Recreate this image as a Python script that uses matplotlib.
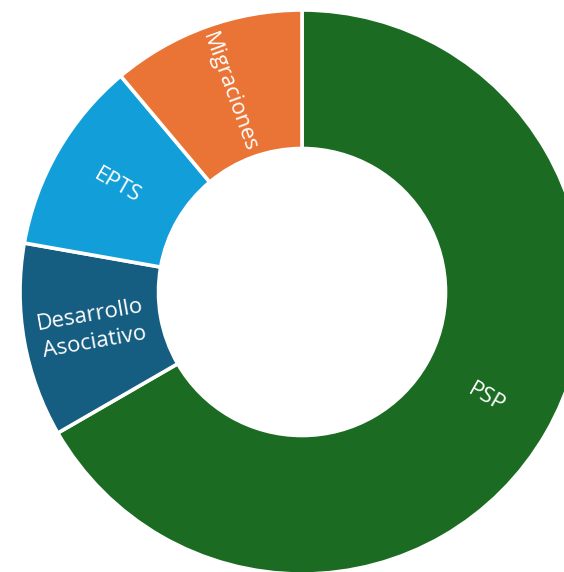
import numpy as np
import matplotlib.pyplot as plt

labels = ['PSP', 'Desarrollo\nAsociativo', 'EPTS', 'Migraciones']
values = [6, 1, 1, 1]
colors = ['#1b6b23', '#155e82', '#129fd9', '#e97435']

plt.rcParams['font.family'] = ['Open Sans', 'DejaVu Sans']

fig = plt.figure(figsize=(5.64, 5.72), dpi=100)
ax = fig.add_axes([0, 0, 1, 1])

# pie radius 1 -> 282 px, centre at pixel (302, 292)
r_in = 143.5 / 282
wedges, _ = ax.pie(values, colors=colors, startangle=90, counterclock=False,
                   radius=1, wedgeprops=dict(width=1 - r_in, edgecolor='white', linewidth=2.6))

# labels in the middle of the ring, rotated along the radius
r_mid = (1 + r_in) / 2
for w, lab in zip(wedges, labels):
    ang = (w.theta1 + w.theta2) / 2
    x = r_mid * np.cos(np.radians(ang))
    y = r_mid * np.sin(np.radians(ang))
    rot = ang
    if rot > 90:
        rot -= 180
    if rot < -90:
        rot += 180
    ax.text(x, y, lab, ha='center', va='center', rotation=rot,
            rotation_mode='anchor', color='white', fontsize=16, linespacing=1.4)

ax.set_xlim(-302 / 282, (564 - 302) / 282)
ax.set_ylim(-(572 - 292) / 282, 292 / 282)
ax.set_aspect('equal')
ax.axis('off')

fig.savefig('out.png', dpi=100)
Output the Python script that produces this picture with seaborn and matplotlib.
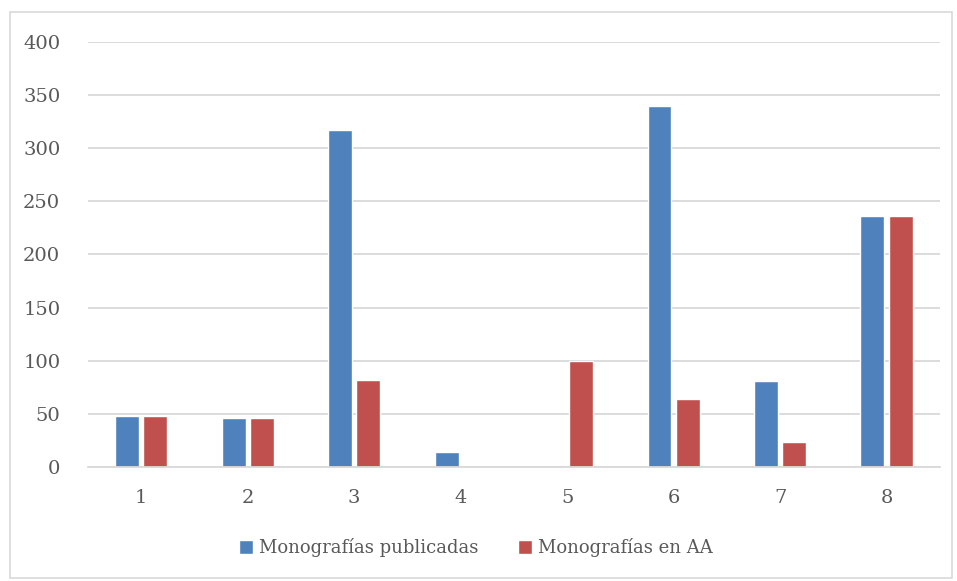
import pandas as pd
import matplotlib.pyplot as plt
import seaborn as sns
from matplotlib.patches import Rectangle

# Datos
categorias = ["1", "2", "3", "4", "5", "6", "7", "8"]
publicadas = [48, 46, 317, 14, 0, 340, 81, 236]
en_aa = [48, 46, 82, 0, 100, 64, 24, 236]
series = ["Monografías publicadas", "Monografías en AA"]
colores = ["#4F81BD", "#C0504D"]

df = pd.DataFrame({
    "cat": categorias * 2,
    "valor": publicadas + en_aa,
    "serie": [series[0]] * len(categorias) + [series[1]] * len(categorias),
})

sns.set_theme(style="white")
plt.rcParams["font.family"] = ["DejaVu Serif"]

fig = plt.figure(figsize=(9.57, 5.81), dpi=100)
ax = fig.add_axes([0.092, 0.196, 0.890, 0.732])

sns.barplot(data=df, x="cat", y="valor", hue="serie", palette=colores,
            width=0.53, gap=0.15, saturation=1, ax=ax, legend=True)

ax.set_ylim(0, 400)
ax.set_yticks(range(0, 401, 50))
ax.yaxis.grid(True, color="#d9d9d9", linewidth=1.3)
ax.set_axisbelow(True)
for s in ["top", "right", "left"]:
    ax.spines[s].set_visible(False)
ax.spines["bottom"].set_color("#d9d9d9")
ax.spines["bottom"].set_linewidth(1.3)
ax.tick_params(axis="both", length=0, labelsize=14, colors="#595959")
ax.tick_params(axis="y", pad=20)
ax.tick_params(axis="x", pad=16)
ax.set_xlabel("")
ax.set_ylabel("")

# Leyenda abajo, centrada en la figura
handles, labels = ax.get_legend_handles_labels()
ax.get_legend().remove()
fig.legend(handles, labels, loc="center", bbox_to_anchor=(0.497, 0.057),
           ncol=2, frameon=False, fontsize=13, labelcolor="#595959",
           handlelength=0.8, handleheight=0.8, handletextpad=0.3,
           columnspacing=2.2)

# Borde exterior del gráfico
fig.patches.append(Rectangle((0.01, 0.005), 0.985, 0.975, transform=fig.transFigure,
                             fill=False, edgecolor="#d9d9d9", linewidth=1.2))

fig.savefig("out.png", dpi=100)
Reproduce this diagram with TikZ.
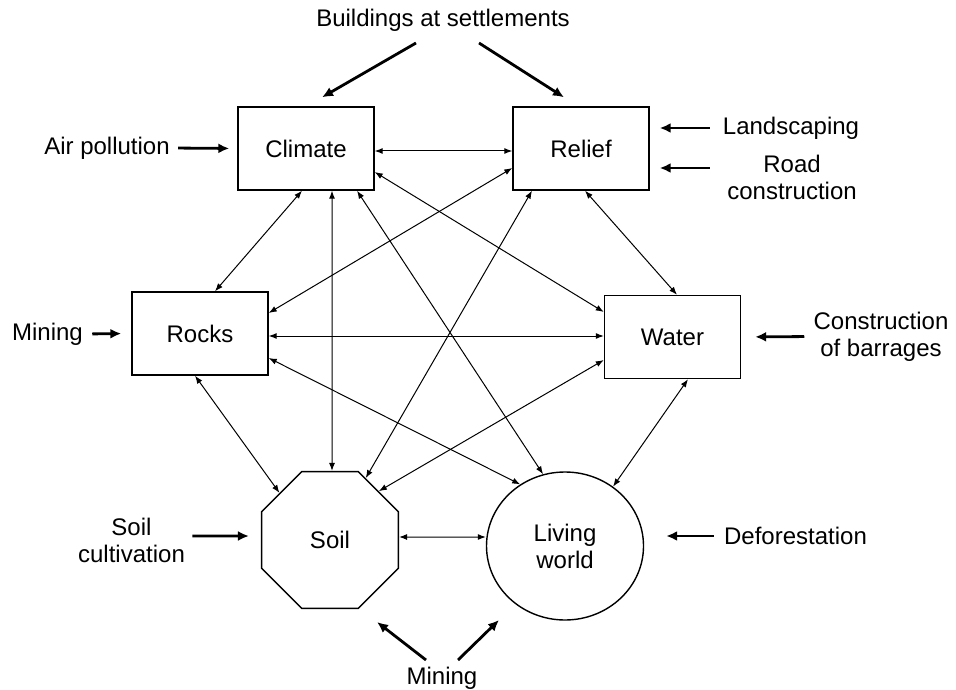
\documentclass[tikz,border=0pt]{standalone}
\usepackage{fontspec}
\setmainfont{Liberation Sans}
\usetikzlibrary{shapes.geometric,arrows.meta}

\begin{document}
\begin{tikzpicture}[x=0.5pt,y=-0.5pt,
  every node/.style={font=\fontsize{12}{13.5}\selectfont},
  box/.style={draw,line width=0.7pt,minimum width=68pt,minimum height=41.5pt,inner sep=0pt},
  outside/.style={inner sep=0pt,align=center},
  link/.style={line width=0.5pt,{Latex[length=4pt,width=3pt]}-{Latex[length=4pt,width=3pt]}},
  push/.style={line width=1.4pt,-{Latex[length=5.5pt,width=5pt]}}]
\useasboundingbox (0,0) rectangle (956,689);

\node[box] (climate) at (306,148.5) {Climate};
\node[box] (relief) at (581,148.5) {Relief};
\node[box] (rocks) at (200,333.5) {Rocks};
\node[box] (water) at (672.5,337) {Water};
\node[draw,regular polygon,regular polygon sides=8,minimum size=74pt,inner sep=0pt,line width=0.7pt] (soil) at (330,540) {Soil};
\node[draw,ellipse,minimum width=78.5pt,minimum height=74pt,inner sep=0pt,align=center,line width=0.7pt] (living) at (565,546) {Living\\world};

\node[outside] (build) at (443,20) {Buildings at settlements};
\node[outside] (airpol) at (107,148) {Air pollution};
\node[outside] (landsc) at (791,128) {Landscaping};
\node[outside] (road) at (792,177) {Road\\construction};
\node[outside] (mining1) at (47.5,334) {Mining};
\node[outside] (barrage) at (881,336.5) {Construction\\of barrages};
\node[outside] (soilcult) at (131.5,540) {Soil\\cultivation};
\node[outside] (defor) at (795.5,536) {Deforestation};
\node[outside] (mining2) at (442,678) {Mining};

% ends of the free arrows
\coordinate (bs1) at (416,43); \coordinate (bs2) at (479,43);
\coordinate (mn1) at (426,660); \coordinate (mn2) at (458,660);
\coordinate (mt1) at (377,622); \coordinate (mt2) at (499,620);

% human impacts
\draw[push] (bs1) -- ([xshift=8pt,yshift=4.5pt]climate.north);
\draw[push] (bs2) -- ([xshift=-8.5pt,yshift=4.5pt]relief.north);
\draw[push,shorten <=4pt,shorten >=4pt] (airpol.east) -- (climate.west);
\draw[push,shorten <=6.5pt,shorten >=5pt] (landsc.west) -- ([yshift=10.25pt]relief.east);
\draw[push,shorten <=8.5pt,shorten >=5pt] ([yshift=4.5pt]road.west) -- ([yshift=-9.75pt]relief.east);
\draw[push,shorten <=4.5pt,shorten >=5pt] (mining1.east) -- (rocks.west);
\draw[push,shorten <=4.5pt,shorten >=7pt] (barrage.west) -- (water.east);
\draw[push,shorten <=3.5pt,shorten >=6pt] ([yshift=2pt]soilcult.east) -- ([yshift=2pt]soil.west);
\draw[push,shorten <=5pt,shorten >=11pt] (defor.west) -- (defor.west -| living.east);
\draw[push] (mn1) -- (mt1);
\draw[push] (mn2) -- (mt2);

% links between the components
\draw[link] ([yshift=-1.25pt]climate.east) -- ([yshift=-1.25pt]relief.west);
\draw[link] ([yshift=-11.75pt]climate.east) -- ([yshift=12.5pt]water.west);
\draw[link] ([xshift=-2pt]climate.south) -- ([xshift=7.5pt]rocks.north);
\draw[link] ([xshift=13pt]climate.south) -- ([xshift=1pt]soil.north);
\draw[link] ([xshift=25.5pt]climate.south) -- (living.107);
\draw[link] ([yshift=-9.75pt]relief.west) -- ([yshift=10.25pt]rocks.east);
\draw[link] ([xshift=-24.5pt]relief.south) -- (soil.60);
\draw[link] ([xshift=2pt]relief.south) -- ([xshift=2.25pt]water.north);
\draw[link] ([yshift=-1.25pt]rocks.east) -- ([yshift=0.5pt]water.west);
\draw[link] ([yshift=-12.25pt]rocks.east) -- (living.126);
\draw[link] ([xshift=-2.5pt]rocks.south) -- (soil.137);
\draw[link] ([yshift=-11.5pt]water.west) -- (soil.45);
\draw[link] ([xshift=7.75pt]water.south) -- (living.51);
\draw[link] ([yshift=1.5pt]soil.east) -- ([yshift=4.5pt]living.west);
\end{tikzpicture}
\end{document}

> Written exercise: Gather up, from the records above, each line where the word "script" appears.

> Answer for this exercise:
Recreate this image as a Python script that uses matplotlib.
Output the Python script that produces this picture with seaborn and matplotlib.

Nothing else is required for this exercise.